I continue to be confused about how nuclear can be considered better / cheaper / cleaner without factoring the cost of storing the waste for 10,000 years. We seem to struggle with unintended consequences of waste management on the decade scale, let alone several millennia.
Plastic bags last longer in landfills than nuclear waste will last in a repository; plastic photodegrades in about 500 years, multiply by a two-hundred-meter-deep landfill and that plastic will finish going away in about a million years [1]. Nuclear waste is fundamentally static; unlike tailings, it pretty much stays where you put it. Coal plants actually produce titanic amounts of radiation, vastly more than nuke plants, thanks to impurities in coal, and that radioactivity is going straight into the atmosphere [2]. Nuke plants don't produce that much waste in the first place; thirty tons a year, compared to millions of tons of radioactive, caustic fly ash [3, 4]. And, finally, the kinds of nuclear reactors we can build these days simply don't produce waste that lasts that long; a good breeder reactor eats anything that's immediately dangerous (short half-life -> lots of radiation) or long-term dangerous (long half-life -> not much radiation) [5].
the kinds of nuclear reactors we can build these days simply don't produce waste that lasts that long; a good breeder reactor eats anything that's immediately dangerous
The UK is currently committing to building a whole new set of boiling water reactors while still having not made up its mind about the location of the UK long term waste store, which is taking a while as for reasons of politics, the government is relying on voluteerism rather than geologic suitability to decide where in the country to put it.
We did have a breeder reactor in Dounreay. It is shut down now and the surrounding beaches are off limits for a while, due to old fuel rod fragments being pumped into the sea. The management were also prosecuted for dumping solid nuclear waste in landfill.

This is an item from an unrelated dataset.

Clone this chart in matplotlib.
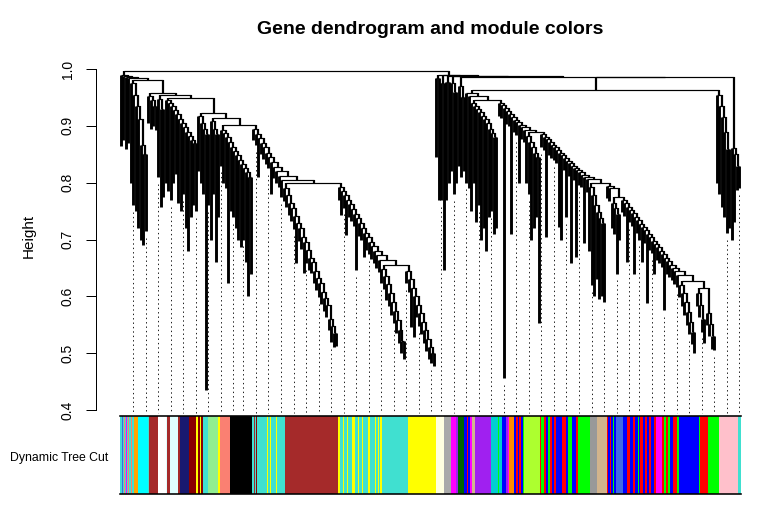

multiply by a two-hundred-meter-deep landfill and that plastic will finish going away in about a million years
You can take a landfill, put dirt over the top, and now you have parkland for people to use. It's happened to two intracity landfills within a couple of kilometers of where I live. The same can't be done with nuclear waste.
But it doesn't matter - you don't need to. Unlike bags, there is so little nuclear waste we can afford to dedicate one tiny area to it.
The entire nuclear waste of the US in the past 40 years can fit in a room 350 feet on each side. (Basically 1 city block.) That's it. That's all the space you need for the entire united states!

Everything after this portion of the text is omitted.